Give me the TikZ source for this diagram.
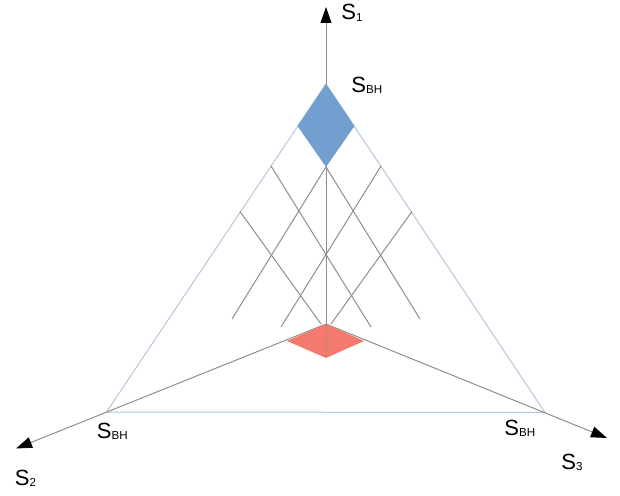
\documentclass[tikz,border=0pt]{standalone}
\usepackage{fontspec}
\setmainfont{Liberation Sans}
\usetikzlibrary{arrows.meta}
\definecolor{Edge}{HTML}{B4C7DC}
\definecolor{Rule}{HTML}{8E8E8E}
\definecolor{BlueFill}{HTML}{729FCF}
\definecolor{RedFill}{HTML}{F47A6E}
\newcommand{\svar}[1]{S\raisebox{-0.6pt}{\fontsize{5.8}{7}\selectfont #1}}

\begin{document}
\begin{tikzpicture}[
  x=0.5pt, y=-0.5pt,
  font=\fontsize{11}{13}\selectfont,
  edge/.style={draw=Edge, line width=0.5pt},
  rule/.style={draw=Rule, line width=0.5pt},
  axis/.style={rule, -{Triangle[length=8pt, width=5.5pt, color=black]}},
  lab/.style={inner sep=0pt, anchor=base west}
]
\useasboundingbox (0,0) rectangle (620,496);

% origin, triangle corners and axis tips
\coordinate (O) at (326,324);
\coordinate (top) at (326,84);
\coordinate (left) at (106.5,412);
\coordinate (right) at (545,412.5);
\coordinate (tip1) at (326,7);
\coordinate (tip2) at (16,448.5);
\coordinate (tip3) at (607,438);

% triangle
\draw[edge] (top) -- (left) -- (right) -- cycle;

% grid lines
\draw[rule] (271,166) -- (371,327);
\draw[rule] (240,211.5) -- (321,324);
\draw[rule] (326,167) -- (420,319);
\draw[rule] (381,166) -- (281,327);
\draw[rule] (412,211.5) -- (331,324);
\draw[rule] (326,167) -- (232,319);

% axes
\draw[axis] (O) -- (tip1);
\draw[axis] (O) -- (tip2);
\draw[axis] (O) -- (tip3);

% regions
\coordinate (bL) at (297.5,126);
\coordinate (bB) at (326,167);
\coordinate (bR) at (354.5,126);
\fill[BlueFill] (top) -- (bL) -- (bB) -- (bR) -- cycle;

\coordinate (rL) at (287,341);
\coordinate (rB) at (326,358);
\coordinate (rR) at (364,341);
\fill[RedFill] (O) -- (rL) -- (rB) -- (rR) -- cycle;
\draw[rule, dash pattern=on 1.5pt off 1.5pt] (O) -- (rB);

% labels
\node[lab] (s1) at (341,20) {\svar{1}};
\node[lab] (s2) at (14.5,485.5) {\svar{2}};
\node[lab] (s3) at (561,469) {\svar{3}};
\node[lab] (bh1) at (351,92.5) {\svar{BH}};
\node[lab] (bh2) at (96.5,438) {\svar{BH}};
\node[lab] (bh3) at (504,435.5) {\svar{BH}};
\end{tikzpicture}
\end{document}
=====
**Instructions to follow:** In the data above, please extract the lines from the first one through the line with "(0,0) rectangle (620,496);", exactly, and keep pictures out.

**Finished exercise:**
Give me the TikZ source for this diagram.
\documentclass[tikz,border=0pt]{standalone}
\usepackage{fontspec}
\setmainfont{Liberation Sans}
\usetikzlibrary{arrows.meta}
\definecolor{Edge}{HTML}{B4C7DC}
\definecolor{Rule}{HTML}{8E8E8E}
\definecolor{BlueFill}{HTML}{729FCF}
\definecolor{RedFill}{HTML}{F47A6E}
\newcommand{\svar}[1]{S\raisebox{-0.6pt}{\fontsize{5.8}{7}\selectfont #1}}

\begin{document}
\begin{tikzpicture}[
  x=0.5pt, y=-0.5pt,
  font=\fontsize{11}{13}\selectfont,
  edge/.style={draw=Edge, line width=0.5pt},
  rule/.style={draw=Rule, line width=0.5pt},
  axis/.style={rule, -{Triangle[length=8pt, width=5.5pt, color=black]}},
  lab/.style={inner sep=0pt, anchor=base west}
]
\useasboundingbox (0,0) rectangle (620,496);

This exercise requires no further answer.